> **Aim of the exercise**
Exactly retype the opening line of the entries and every line after it, ending with the line that contains "import * as". Skip all pictures.

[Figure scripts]
──────
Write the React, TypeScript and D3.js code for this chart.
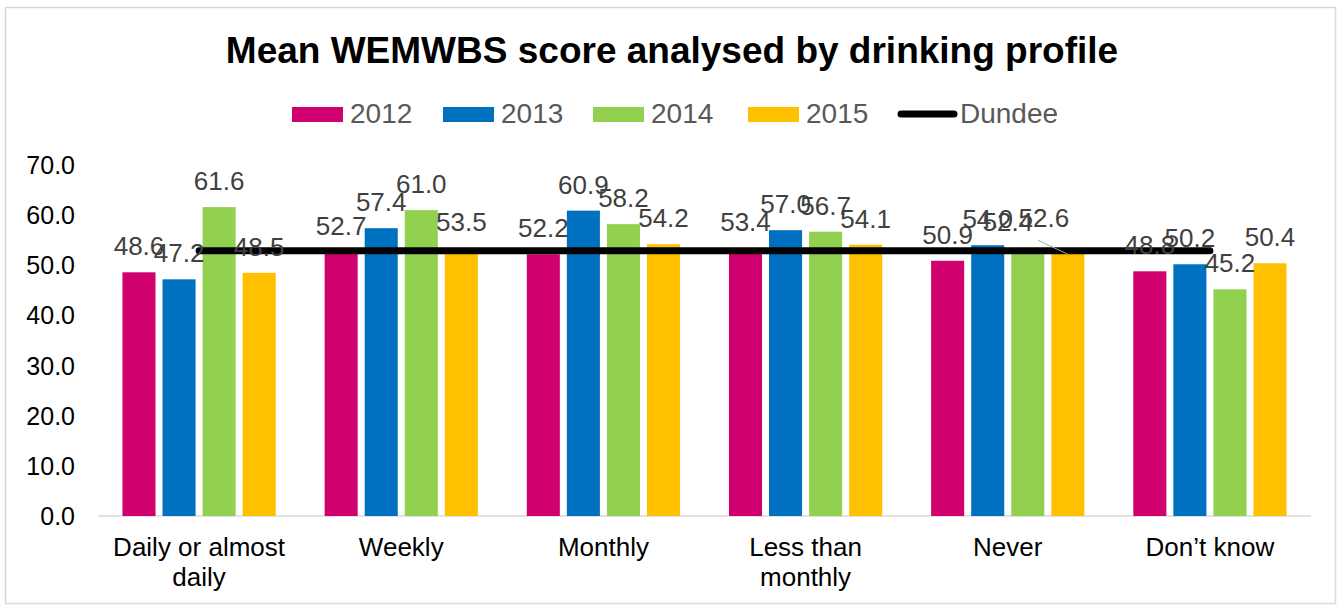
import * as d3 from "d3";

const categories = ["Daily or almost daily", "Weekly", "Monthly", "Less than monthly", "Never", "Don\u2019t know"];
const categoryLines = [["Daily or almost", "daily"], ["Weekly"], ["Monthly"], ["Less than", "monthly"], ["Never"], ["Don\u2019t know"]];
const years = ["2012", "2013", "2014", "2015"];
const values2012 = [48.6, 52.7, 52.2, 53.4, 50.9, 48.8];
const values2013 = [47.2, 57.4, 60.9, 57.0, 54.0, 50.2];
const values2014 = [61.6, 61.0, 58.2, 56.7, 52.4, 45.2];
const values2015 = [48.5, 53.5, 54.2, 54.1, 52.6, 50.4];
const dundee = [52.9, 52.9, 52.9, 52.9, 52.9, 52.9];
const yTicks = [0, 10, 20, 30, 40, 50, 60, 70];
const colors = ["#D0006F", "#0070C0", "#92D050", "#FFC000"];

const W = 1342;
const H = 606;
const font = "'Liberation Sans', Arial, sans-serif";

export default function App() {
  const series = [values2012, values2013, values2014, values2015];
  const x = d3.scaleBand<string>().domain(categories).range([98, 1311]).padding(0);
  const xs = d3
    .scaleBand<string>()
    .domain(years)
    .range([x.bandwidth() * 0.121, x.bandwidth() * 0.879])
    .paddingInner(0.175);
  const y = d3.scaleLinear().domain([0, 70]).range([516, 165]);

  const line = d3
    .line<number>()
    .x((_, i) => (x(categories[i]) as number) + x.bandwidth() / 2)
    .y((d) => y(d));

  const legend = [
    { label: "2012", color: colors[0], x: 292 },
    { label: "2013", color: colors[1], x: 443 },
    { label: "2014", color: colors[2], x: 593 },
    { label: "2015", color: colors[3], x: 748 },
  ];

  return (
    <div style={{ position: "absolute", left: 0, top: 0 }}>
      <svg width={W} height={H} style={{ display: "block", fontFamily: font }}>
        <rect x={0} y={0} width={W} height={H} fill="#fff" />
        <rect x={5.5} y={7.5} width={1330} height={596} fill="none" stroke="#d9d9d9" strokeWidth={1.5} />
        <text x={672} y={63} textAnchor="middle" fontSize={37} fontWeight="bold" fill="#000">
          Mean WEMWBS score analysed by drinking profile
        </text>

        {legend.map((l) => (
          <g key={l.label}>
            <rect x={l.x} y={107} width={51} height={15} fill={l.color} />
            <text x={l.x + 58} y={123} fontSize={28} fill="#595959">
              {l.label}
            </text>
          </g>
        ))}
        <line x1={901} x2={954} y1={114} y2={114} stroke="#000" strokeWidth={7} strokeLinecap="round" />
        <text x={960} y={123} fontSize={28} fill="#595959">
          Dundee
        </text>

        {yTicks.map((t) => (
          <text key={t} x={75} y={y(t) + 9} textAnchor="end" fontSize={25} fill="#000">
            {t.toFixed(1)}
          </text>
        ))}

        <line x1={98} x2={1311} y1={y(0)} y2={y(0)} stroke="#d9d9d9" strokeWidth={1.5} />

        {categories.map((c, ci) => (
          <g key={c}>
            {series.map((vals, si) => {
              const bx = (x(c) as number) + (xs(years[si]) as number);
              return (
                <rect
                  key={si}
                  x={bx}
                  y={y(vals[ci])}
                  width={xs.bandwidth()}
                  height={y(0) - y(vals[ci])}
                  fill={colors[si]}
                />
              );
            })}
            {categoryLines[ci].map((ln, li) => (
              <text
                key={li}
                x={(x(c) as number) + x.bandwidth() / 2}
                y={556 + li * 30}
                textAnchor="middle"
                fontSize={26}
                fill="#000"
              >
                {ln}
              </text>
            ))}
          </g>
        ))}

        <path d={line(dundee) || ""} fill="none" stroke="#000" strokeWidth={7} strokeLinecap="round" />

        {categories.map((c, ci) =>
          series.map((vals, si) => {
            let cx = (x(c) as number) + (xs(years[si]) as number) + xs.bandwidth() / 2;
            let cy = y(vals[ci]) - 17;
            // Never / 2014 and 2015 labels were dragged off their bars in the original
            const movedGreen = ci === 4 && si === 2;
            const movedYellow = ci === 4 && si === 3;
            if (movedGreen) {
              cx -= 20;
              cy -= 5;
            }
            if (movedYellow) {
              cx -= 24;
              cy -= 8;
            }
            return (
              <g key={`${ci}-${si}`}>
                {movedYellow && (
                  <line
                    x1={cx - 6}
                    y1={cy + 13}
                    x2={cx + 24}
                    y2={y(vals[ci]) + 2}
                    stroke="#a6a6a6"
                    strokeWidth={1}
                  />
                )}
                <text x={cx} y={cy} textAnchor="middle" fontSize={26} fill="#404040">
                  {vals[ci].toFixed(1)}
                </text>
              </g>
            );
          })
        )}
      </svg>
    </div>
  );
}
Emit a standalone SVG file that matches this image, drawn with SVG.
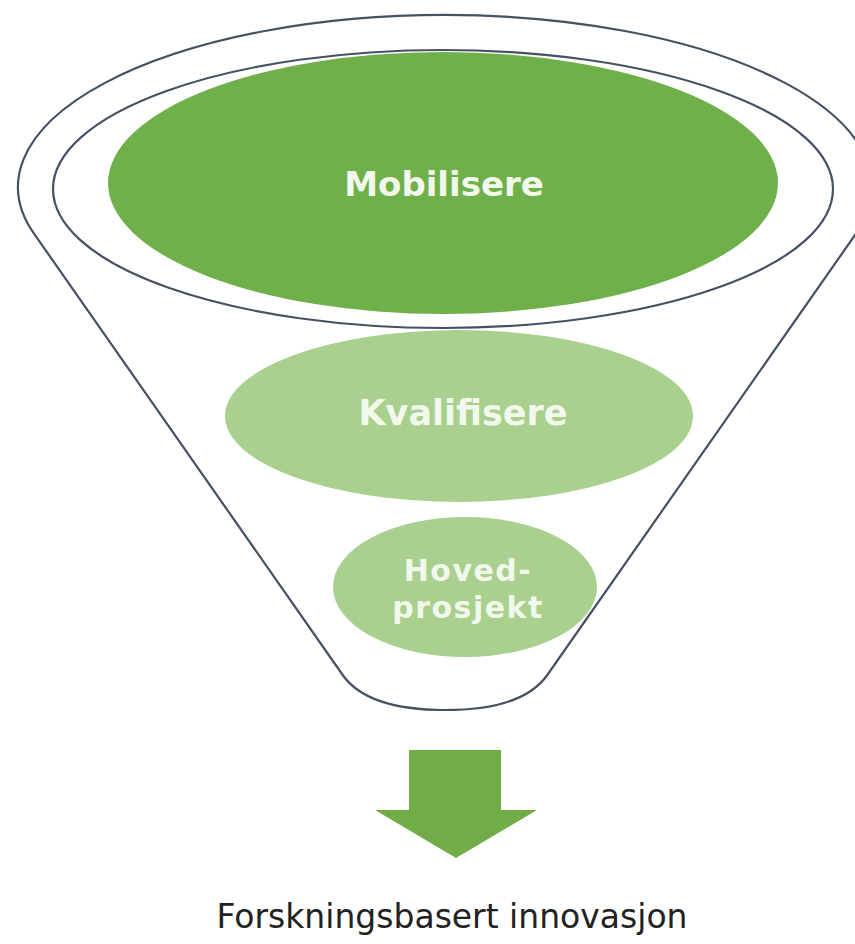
──────
> **Answer to this task**
Write the React, TypeScript and D3.js code for this chart.
import * as d3 from "d3";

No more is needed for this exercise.